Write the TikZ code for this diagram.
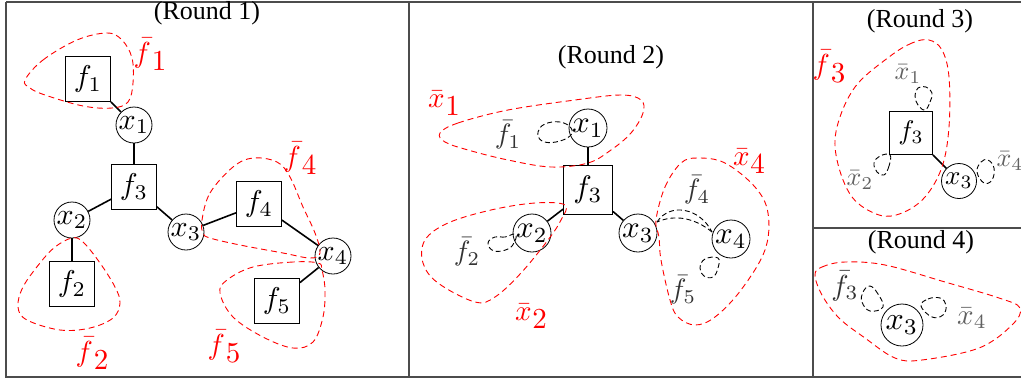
\documentclass[tikz,border=0pt]{standalone}
\usepackage[no-math]{fontspec}
\usepackage{graphicx}
\newfontfamily\titlefont{Liberation Serif}
\newcommand\mt[2]{\scalebox{#1}{$#2$}}
\newcommand\rlab[3]{\scalebox{#1}{$\bar{#2}\kern0.3pt\raisebox{-0.28em}{$#3$}$}}
\tikzset{
  frame/.style={draw=black!70,line width=1.3pt},
  title/.style={font=\titlefont\fontsize{26}{26}\selectfont,inner sep=0pt},
  facA/.style={draw,line width=0.8pt,inner sep=0pt,minimum size=45pt},
  varA/.style={circle,draw,line width=0.8pt,inner sep=0pt,minimum size=36pt},
  facB/.style={draw,line width=0.8pt,inner sep=0pt,minimum size=49pt},
  varB/.style={circle,draw,line width=0.8pt,inner sep=0pt,minimum size=38pt},
  facC/.style={draw,line width=0.8pt,inner sep=0pt,minimum size=43pt},
  varC/.style={circle,draw,line width=0.8pt,inner sep=0pt,minimum size=35pt},
  varD/.style={circle,draw,line width=0.8pt,inner sep=0pt,minimum size=42pt},
  link/.style={line width=1.6pt},
  grp/.style={red,line width=0.9pt,dash pattern=on 6pt off 4pt},
  lp/.style={black,line width=0.9pt,dash pattern=on 5pt off 3pt},
  redlab/.style={red,inner sep=0pt},
  graylab/.style={black!80,inner sep=0pt},
  lightlab/.style={black!62,inner sep=0pt},
}
\begin{document}
\begin{tikzpicture}[x=1pt,y=-1pt]
\useasboundingbox (0,0) rectangle (1021,381);
% frames
\draw[frame] (6,2) -- (1021,2);
\draw[frame] (6,2) -- (6,377) -- (1021,377);
\draw[frame] (409,2) -- (409,377);
\draw[frame] (813,2) -- (813,377);
\draw[frame] (813,228) -- (1021,228);

% ---------------- Round 1
\node[title] (t1) at (207,13) {(Round 1)};
\node[facA] (f1) at (88,79) {\mt{3}{f_1}};
\node[varA] (x1) at (134,125) {\mt{3}{x_1}};
\node[facA] (f3) at (134,187) {\mt{3}{f_3}};
\node[varA] (x2) at (72,220) {\mt{3}{x_2}};
\node[facA] (f2) at (72,284) {\mt{3}{f_2}};
\node[varA] (x3) at (186,232) {\mt{3}{x_3}};
\node[facA] (f4) at (259,204) {\mt{3}{f_4}};
\node[varA] (x4) at (333,256) {\mt{3}{x_4}};
\node[facA] (f5) at (277,301) {\mt{3}{f_5}};
\draw[link] (f1) -- (x1);
\draw[link] (x1) -- (f3);
\draw[link] (f3) -- (x2);
\draw[link] (x2) -- (f2);
\draw[link] (f3) -- (x3);
\draw[link] (x3) -- (f4);
\draw[link] (f4) -- (x4);
\draw[link] (x4) -- (f5);
\draw[grp] plot[smooth cycle,tension=0.6] coordinates {(25,80) (43,60) (77,40) (107,33) (122,40) (132,58) (133,83) (128,102) (112,108) (83,106) (45,95) (30,88)};
\draw[grp] plot[smooth cycle,tension=0.6] coordinates {(72,238) (83,242) (100,263) (115,287) (120,303) (113,318) (90,328) (60,330) (27,320) (18,307) (23,287) (40,263) (55,247)};
\draw[grp] plot[smooth cycle,tension=0.6] coordinates {(202,220) (210,193) (233,167) (253,158) (277,162) (290,177) (303,207) (315,233) (320,253) (310,258) (283,253) (240,245) (210,238) (203,233)};
\draw[grp] plot[smooth cycle,tension=0.6] coordinates {(318,263) (293,262) (253,267) (227,280) (220,293) (233,317) (263,337) (293,348) (313,342) (323,317) (325,290) (322,270)};
\node[redlab] (lf1) at (150,54) {\rlab{2.9}{f}{1}};
\node[redlab] (lf2) at (92,353) {\rlab{2.9}{f}{2}};
\node[redlab] (lf4) at (300,158) {\rlab{2.9}{f}{4}};
\node[redlab] (lf5) at (224,346) {\rlab{2.9}{f}{5}};

% ---------------- Round 2
\node[title] (t2) at (611,57) {(Round 2)};
\node[varB] (bx1) at (588,128) {\mt{3.1}{x_1}};
\node[facB] (bf3) at (588,190) {\mt{3.1}{f_3}};
\node[varB] (bx2) at (532,233) {\mt{3.1}{x_2}};
\node[varB] (bx3) at (638,233) {\mt{3.1}{x_3}};
\node[varB] (bx4) at (731,239) {\mt{3.1}{x_4}};
\draw[link] (bx1) -- (bf3);
\draw[link] (bf3) -- (bx2);
\draw[link] (bf3) -- (bx3);
\draw[lp] plot[smooth cycle,tension=0.7] coordinates {(571,128) (560,122) (545,124) (538,132) (542,141) (556,142) (570,136)};
\draw[lp] plot[smooth cycle,tension=0.7] coordinates {(515,234) (505,237) (495,237) (488,243) (494,251) (508,249) (515,241)};
\draw[lp] (657,222) .. controls (670,202) and (700,208) .. (712,232);
\draw[lp] (712,232) .. controls (695,218) and (675,214) .. (657,222);
\draw[lp] plot[smooth cycle,tension=0.7] coordinates {(718,258) (705,259) (700,268) (704,276) (713,277) (718,268)};
\node[graylab] (gf1) at (508,135) {\mt{2.8}{\bar{f}_1}};
\node[graylab] (gf2) at (467,252) {\mt{2.8}{\bar{f}_2}};
\node[graylab] (gf4) at (697,190) {\mt{2.8}{\bar{f}_4}};
\node[graylab] (gf5) at (683,290) {\mt{2.8}{\bar{f}_5}};
\draw[grp] plot[smooth cycle,tension=0.6] coordinates {(440,133) (458,123) (508,110) (575,100) (621,95) (641,100) (643,113) (631,133) (611,150) (588,163) (551,167) (508,160) (468,150) (445,142)};
\draw[grp] plot[smooth cycle,tension=0.6] coordinates {(565,205) (535,203) (491,210) (448,223) (425,240) (423,263) (438,283) (475,302) (495,297) (521,273) (548,240) (561,220)};
\draw[grp] plot[smooth cycle,tension=0.6] coordinates {(656,220) (665,187) (681,163) (698,158) (725,163) (755,187) (768,213) (765,250) (741,290) (715,317) (695,325) (678,317) (670,300) (661,260) (659,237)};
\node[redlab] (lx1) at (444,103) {\rlab{2.9}{x}{1}};
\node[redlab] (lx2) at (531,316) {\rlab{2.9}{x}{2}};
\node[redlab] (lx4) at (749,161) {\rlab{2.9}{x}{4}};

% ---------------- Round 3
\node[title] (t3) at (920,21) {(Round 3)};
\node[facC] (cf3) at (911,133) {\mt{2.7}{f_3}};
\node[varC] (cx3) at (959,181) {\mt{2.7}{x_3}};
\draw[link] (cf3) -- (cx3);
\draw[lp] plot[smooth cycle,tension=0.7] coordinates {(925,110) (930,102) (932,93) (926,87) (918,88) (915,96) (918,105)};
\draw[lp] plot[smooth cycle,tension=0.7] coordinates {(890,155) (889,166) (884,175) (877,172) (874,163) (880,156)};
\draw[lp] plot[smooth cycle,tension=0.7] coordinates {(977,172) (981,162) (988,160) (994,168) (992,180) (984,183)};
\node[lightlab] (gx1) at (908,74) {\mt{2.6}{\bar{x}_1}};
\node[lightlab] (gx2) at (860,180) {\mt{2.6}{\bar{x}_2}};
\node[lightlab] (gx4) at (1010,161) {\mt{2.6}{\bar{x}_4}};
\draw[grp] plot[smooth cycle,tension=0.6] coordinates {(929,40) (912,43) (889,57) (855,87) (837,127) (837,160) (852,197) (879,215) (902,213) (925,197) (942,167) (949,127) (949,77) (942,50)};
\node[redlab] (lf3) at (829,66) {\rlab{2.9}{f}{3}};

% ---------------- Round 4
\node[title] (t4) at (921,242) {(Round 4)};
\node[varD] (dx3) at (902,325) {\mt{3.2}{x_3}};
\draw[lp] plot[smooth cycle,tension=0.7] coordinates {(883,307) (878,294) (870,286) (863,292) (862,302) (870,311)};
\draw[lp] plot[smooth cycle,tension=0.7] coordinates {(921,306) (928,299) (940,298) (946,305) (943,315) (932,317)};
\node[graylab] (gf3) at (845,286) {\mt{2.9}{\bar{f}_3}};
\node[lightlab] (gx4d) at (972,318) {\mt{2.9}{\bar{x}_4}};
\draw[grp] plot[smooth cycle,tension=0.6] coordinates {(815,275) (822,267) (845,262) (885,265) (945,282) (999,298) (1020,308) (1012,325) (979,348) (922,360) (895,358) (865,338) (839,318) (822,295)};
\end{tikzpicture}
\end{document}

• • • • •

The lines from the top of the data above through the one holding "(813,228) -- (1021,228);" are to be repeated exactly, and only those, with no pictures.

*Worked solution*.
Write the TikZ code for this diagram.
\documentclass[tikz,border=0pt]{standalone}
\usepackage[no-math]{fontspec}
\usepackage{graphicx}
\newfontfamily\titlefont{Liberation Serif}
\newcommand\mt[2]{\scalebox{#1}{$#2$}}
\newcommand\rlab[3]{\scalebox{#1}{$\bar{#2}\kern0.3pt\raisebox{-0.28em}{$#3$}$}}
\tikzset{
  frame/.style={draw=black!70,line width=1.3pt},
  title/.style={font=\titlefont\fontsize{26}{26}\selectfont,inner sep=0pt},
  facA/.style={draw,line width=0.8pt,inner sep=0pt,minimum size=45pt},
  varA/.style={circle,draw,line width=0.8pt,inner sep=0pt,minimum size=36pt},
  facB/.style={draw,line width=0.8pt,inner sep=0pt,minimum size=49pt},
  varB/.style={circle,draw,line width=0.8pt,inner sep=0pt,minimum size=38pt},
  facC/.style={draw,line width=0.8pt,inner sep=0pt,minimum size=43pt},
  varC/.style={circle,draw,line width=0.8pt,inner sep=0pt,minimum size=35pt},
  varD/.style={circle,draw,line width=0.8pt,inner sep=0pt,minimum size=42pt},
  link/.style={line width=1.6pt},
  grp/.style={red,line width=0.9pt,dash pattern=on 6pt off 4pt},
  lp/.style={black,line width=0.9pt,dash pattern=on 5pt off 3pt},
  redlab/.style={red,inner sep=0pt},
  graylab/.style={black!80,inner sep=0pt},
  lightlab/.style={black!62,inner sep=0pt},
}
\begin{document}
\begin{tikzpicture}[x=1pt,y=-1pt]
\useasboundingbox (0,0) rectangle (1021,381);
% frames
\draw[frame] (6,2) -- (1021,2);
\draw[frame] (6,2) -- (6,377) -- (1021,377);
\draw[frame] (409,2) -- (409,377);
\draw[frame] (813,2) -- (813,377);
\draw[frame] (813,228) -- (1021,228);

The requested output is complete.